Football doesn’t exactly take pride of place in Cuba. At least not as far as the country’s cloistered government is concerned.
Baseball and boxing are traditionally the sports of choice in the Caribbean’s most populous nation, the communist country ruled by the Castro family since a revolution in 1959. Beat the Americans at their own game, the mantra seems to have been over the years, according to Cuban soccer expert Mario Lara.
But things might be changing as football becomes more popular, particularly among the young.
And a recent spate of defections by some of the country’s top players while on US and Canadian soil has provided a window onto the latent talent pool that might be lurking behind the country’s gradually peeling Cold War curtain.
Lara has become the de facto agent for Cuban players on their clandestine desertion after landing in the United States, a Miami-based X-ray technician who steers them through US red tape and eventual trials with mostly American lower-division clubs.

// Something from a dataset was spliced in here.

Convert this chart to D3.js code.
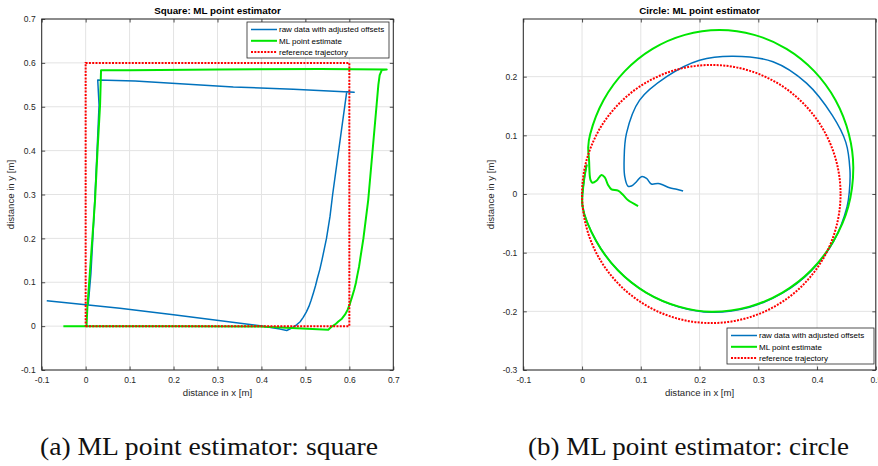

Last year saw the largest reported exodus of Cuban football talent in a single calendar year. Some 10 players made flight from two separate national-team camps that had been held in the United States: one before the Gold Cup and the other before regional Olympic qualifying. Another defected after legally obtaining a visitor’s visa at the US embassy in Cuban capital Havana, ostensibly to see family and friends.
Two of that contingent have since secured reasonably high-profile clubs. Ariel Martinez, a veteran attacker once dubbed the “Cuban Messi”, joined US third-tier club Charleston Battery after helping his country to an unlikely Gold Cup quarter-final berth. He joined three other younger Cubans at Charleston – goalkeeper Odisnel Cooper, midfielder Maikel Chang and striker Heviel Cordoves – who had defected in previous years. And, more recently, Jorge Luis Corrales signed for former Italy captain Paolo Maldini’s newly-formed Miami FC in the second-tier North American Soccer League.
The flag carrier for the Cuban brand of football is Osvaldo Alonso, who defected during the 2007 Gold Cup, also on US soil. He first signed with Charleston Battery before earning a move to MLS big guns Seattle Sounders. He has become a fixture ever since and is one of the top defensive midfielders in the league.
Part of the reason players are so keen to leave Cuba is down to the lack of competitiveness in their homeland. The domestic league has a short season and is amateur. The country’s best players quickly reach an artificial ceiling and feel their development is being stunted.
Cuban clubs don’t play in regional continental competition. At youth level, its national teams compete well against other countries, says Chang, but their lack of experience shows later. The senior national side invariably struggles against the north American region’s best, though they tend to hold their own at Caribbean level.
Yet Lara feels football is poised to supplant baseball and boxing to become Cuba’s number one sport. The defecting players crave professionalism, he says, and a chance to test themselves at the highest level possible.
“As Cuba starts opening up, things will change,” he claims. “Almost every week I hear from people interested in playing and coaching in Cuba. So I can see in five or seven years the teams are going to be pretty strong.
“Football had real potential in Cuba between 1920 and 1940 when we had professional teams. We were the first team to win the Central American Games in 1930. We beat Jamaica, Honduras, even Costa Rica. After that, professionalism went down in Cuba and they started playing as amateurs. The last time the national team was strong was in the 1970s.”
Cuba last made a World Cup finals in 1938, and despite their limitations in recent decades they have competed admirably at recent incarnations of the Gold Cup. They invariably finish in the first four at the sub-regional Caribbean Cup. With Cuban doors slowly prising open politically, it might not be too long before the country starts to challenge the wider Concacaf regional heavyweights. And a freer flow of expertise may have much to do with it.